### WHAT YOU HAVE TO DO
Nothing outside the lines from the one containing "Clone this chart in Chart.js." through the one containing "const depthTicks = [0, 0.583, 1];" should be copied, and no pictures either. Copy those lines exactly.

### RECORD LIST
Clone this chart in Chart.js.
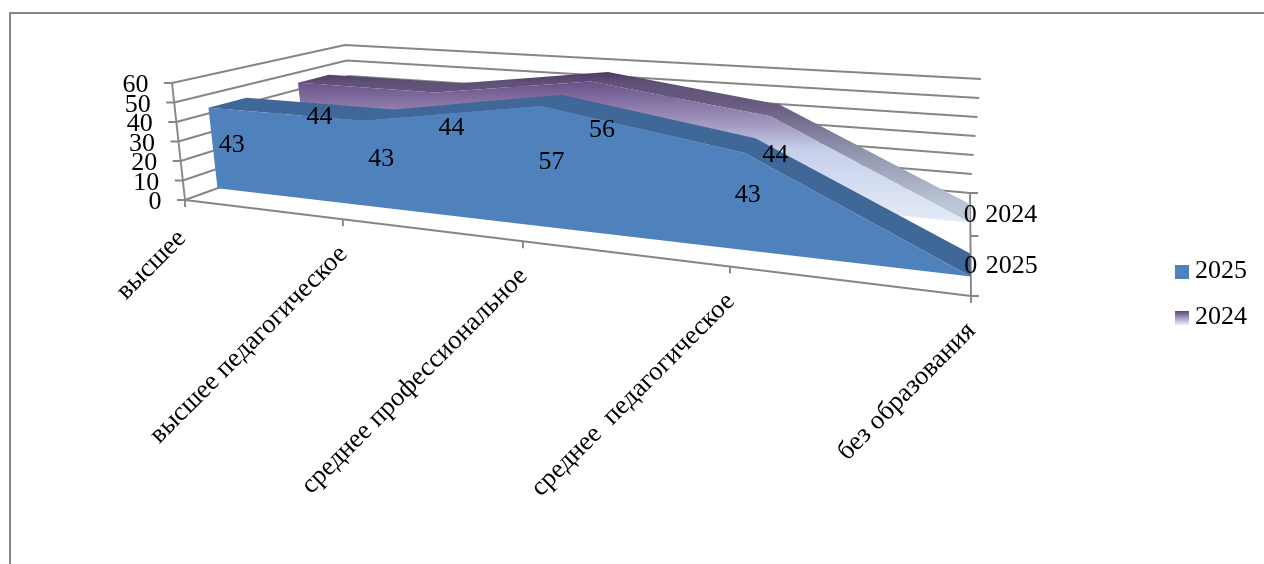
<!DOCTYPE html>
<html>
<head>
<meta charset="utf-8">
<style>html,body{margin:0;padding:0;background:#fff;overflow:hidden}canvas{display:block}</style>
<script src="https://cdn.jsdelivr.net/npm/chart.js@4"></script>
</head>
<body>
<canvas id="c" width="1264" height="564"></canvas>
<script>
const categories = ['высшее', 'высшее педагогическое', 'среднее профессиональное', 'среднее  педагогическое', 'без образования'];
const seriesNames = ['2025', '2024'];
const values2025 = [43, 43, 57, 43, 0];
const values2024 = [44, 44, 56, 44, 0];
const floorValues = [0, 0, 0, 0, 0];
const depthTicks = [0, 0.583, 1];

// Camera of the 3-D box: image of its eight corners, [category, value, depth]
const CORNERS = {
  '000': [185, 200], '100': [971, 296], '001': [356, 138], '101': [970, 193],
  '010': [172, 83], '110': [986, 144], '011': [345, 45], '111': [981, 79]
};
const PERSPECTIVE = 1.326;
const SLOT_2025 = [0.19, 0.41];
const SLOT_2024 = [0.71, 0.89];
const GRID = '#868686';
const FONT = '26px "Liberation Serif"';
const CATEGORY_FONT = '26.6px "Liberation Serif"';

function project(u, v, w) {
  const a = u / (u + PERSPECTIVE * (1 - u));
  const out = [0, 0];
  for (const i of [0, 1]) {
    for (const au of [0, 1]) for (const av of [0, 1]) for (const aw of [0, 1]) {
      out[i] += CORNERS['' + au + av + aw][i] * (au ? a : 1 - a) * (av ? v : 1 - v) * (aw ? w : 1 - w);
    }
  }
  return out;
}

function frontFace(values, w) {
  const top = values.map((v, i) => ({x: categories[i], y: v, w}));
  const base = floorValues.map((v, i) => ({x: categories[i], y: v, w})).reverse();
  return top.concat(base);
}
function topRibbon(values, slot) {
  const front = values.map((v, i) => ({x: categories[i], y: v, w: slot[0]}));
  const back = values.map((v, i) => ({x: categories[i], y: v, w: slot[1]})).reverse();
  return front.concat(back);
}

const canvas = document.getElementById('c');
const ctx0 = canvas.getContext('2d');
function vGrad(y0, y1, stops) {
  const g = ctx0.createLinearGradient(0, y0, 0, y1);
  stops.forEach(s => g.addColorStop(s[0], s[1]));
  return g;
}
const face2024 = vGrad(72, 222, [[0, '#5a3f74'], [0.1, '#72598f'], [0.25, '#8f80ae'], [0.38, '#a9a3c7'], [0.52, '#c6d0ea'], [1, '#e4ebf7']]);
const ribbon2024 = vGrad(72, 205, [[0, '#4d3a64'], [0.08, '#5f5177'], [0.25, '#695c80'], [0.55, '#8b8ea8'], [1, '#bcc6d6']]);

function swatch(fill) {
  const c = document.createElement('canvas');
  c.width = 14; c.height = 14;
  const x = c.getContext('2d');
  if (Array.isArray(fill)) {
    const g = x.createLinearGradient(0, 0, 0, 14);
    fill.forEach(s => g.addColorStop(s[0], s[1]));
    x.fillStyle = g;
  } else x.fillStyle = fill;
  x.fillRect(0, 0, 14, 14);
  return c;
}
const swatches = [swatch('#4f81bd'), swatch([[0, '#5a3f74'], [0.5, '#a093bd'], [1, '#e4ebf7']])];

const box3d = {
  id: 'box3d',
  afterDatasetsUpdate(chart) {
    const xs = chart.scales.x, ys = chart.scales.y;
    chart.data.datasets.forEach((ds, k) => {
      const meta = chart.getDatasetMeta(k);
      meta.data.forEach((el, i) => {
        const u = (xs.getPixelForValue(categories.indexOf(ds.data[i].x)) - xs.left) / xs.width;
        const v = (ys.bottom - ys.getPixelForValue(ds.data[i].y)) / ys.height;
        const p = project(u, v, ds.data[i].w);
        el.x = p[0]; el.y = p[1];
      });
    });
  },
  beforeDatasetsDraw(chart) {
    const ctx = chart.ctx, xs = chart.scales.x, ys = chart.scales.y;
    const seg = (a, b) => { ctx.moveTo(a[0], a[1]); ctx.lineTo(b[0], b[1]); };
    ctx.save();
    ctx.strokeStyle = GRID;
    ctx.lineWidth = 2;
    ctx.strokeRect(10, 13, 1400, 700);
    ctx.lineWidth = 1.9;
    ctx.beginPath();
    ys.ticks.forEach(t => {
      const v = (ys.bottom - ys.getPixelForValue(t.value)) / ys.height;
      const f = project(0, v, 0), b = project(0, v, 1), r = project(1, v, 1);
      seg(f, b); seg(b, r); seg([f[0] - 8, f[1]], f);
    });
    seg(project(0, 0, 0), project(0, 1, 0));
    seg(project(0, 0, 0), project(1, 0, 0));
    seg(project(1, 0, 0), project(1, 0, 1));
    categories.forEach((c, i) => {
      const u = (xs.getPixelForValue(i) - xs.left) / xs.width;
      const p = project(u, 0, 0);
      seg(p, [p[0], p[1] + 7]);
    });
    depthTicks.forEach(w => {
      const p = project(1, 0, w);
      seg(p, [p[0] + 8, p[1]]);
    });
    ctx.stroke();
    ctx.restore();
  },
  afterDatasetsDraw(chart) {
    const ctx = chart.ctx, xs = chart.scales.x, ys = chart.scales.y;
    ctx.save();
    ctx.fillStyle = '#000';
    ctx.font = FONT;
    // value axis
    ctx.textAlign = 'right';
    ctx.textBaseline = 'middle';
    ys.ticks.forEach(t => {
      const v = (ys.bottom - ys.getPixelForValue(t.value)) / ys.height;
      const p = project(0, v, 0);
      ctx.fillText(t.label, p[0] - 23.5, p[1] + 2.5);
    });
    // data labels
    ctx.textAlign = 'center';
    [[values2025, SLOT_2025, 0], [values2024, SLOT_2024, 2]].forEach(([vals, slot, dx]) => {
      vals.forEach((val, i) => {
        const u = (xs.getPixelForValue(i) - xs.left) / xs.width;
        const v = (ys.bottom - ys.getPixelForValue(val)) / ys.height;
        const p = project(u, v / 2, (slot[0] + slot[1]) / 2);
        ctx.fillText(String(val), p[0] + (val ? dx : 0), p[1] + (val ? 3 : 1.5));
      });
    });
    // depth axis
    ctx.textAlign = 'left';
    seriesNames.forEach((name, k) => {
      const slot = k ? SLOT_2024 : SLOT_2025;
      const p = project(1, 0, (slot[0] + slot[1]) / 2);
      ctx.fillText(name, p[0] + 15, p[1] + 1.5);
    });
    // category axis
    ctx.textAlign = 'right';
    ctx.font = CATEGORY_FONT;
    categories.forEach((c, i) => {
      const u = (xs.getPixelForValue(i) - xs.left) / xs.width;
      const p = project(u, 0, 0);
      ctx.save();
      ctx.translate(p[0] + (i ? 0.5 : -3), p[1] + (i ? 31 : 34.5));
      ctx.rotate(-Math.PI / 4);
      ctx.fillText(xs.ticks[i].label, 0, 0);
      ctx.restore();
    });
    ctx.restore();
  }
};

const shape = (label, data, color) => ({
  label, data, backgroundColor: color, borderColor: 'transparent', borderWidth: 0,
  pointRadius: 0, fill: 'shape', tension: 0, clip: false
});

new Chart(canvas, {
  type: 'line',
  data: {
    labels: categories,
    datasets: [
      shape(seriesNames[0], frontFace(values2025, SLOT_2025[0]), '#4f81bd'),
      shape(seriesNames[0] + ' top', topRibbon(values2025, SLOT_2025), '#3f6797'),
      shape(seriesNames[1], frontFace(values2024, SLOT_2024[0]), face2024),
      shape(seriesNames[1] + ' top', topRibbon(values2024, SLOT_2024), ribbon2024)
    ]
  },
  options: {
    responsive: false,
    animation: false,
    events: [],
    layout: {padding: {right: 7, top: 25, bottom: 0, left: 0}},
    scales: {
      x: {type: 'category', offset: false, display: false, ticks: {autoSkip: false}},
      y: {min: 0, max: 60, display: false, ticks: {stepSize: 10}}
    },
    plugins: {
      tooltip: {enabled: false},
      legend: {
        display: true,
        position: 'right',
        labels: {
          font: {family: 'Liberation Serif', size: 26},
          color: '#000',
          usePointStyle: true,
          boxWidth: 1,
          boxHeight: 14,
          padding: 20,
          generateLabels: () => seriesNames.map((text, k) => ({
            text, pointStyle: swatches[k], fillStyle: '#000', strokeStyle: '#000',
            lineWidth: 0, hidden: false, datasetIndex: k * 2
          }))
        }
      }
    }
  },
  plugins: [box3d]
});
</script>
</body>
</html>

--

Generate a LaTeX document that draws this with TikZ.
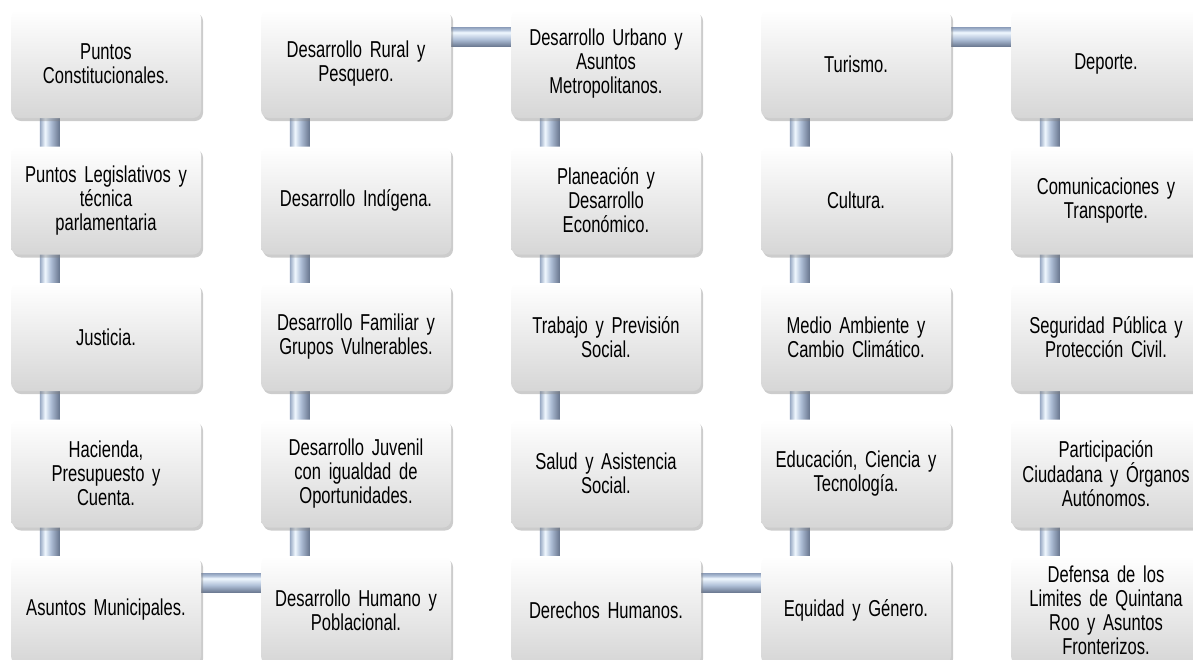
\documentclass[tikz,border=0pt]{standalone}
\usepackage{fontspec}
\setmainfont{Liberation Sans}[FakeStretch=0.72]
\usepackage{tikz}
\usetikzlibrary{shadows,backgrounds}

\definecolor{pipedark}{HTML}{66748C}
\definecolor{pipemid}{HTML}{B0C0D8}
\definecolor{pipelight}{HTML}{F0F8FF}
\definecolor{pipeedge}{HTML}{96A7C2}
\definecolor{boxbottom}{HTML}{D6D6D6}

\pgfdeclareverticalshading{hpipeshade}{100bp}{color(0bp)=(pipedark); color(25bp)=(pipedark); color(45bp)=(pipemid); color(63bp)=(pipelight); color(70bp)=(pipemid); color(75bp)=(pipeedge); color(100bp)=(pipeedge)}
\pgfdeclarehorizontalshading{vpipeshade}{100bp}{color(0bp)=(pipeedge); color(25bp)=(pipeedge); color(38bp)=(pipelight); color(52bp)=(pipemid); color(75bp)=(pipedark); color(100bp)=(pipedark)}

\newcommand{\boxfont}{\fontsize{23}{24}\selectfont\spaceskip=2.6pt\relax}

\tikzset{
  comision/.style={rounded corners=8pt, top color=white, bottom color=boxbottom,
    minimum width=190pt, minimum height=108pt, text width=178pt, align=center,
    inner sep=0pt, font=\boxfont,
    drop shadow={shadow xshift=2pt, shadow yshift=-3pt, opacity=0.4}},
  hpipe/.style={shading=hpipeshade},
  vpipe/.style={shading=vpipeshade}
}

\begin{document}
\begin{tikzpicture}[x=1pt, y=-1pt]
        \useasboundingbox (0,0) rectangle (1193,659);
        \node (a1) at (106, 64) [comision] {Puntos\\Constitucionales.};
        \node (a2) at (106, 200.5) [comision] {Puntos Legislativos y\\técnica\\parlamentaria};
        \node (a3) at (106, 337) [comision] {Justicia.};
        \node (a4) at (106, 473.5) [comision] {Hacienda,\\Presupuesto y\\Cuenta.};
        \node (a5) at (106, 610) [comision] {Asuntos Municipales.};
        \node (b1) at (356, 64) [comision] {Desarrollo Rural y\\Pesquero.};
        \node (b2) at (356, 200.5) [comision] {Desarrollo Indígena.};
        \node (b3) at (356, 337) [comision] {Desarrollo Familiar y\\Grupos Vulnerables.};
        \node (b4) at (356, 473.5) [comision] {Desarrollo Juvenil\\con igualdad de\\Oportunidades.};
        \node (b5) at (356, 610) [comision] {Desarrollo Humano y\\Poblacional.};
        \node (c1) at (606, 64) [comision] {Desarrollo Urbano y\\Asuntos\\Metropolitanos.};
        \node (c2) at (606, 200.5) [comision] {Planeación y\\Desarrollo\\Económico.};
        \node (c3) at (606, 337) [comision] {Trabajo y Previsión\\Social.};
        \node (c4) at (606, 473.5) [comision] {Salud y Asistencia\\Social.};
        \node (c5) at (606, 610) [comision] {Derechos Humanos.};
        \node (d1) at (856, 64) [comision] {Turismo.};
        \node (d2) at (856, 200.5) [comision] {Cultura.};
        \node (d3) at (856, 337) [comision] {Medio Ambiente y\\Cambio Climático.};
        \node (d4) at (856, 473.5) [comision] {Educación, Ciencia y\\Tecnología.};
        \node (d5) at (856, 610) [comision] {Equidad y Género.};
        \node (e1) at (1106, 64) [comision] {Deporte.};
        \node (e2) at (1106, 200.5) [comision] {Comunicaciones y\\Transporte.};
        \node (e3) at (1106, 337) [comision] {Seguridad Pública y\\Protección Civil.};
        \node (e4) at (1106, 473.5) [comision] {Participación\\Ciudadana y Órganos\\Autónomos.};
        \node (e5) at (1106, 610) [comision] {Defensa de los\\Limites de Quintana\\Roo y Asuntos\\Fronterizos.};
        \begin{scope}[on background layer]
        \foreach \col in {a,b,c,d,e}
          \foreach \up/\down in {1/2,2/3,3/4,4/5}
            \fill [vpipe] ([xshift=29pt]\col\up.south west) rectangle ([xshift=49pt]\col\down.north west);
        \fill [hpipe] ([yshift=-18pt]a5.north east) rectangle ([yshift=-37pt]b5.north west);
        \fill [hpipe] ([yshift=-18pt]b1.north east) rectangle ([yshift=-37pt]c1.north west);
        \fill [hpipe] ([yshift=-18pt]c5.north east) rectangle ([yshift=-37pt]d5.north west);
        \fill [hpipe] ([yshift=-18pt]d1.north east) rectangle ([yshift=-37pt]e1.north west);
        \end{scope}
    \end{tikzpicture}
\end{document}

### THE RESULT
Clone this chart in Chart.js.
<!DOCTYPE html>
<html>
<head>
<meta charset="utf-8">
<style>html,body{margin:0;padding:0;background:#fff;overflow:hidden}canvas{display:block}</style>
<script src="https://cdn.jsdelivr.net/npm/chart.js@4"></script>
</head>
<body>
<canvas id="c" width="1264" height="564"></canvas>
<script>
const categories = ['высшее', 'высшее педагогическое', 'среднее профессиональное', 'среднее  педагогическое', 'без образования'];
const seriesNames = ['2025', '2024'];
const values2025 = [43, 43, 57, 43, 0];
const values2024 = [44, 44, 56, 44, 0];
const floorValues = [0, 0, 0, 0, 0];
const depthTicks = [0, 0.583, 1];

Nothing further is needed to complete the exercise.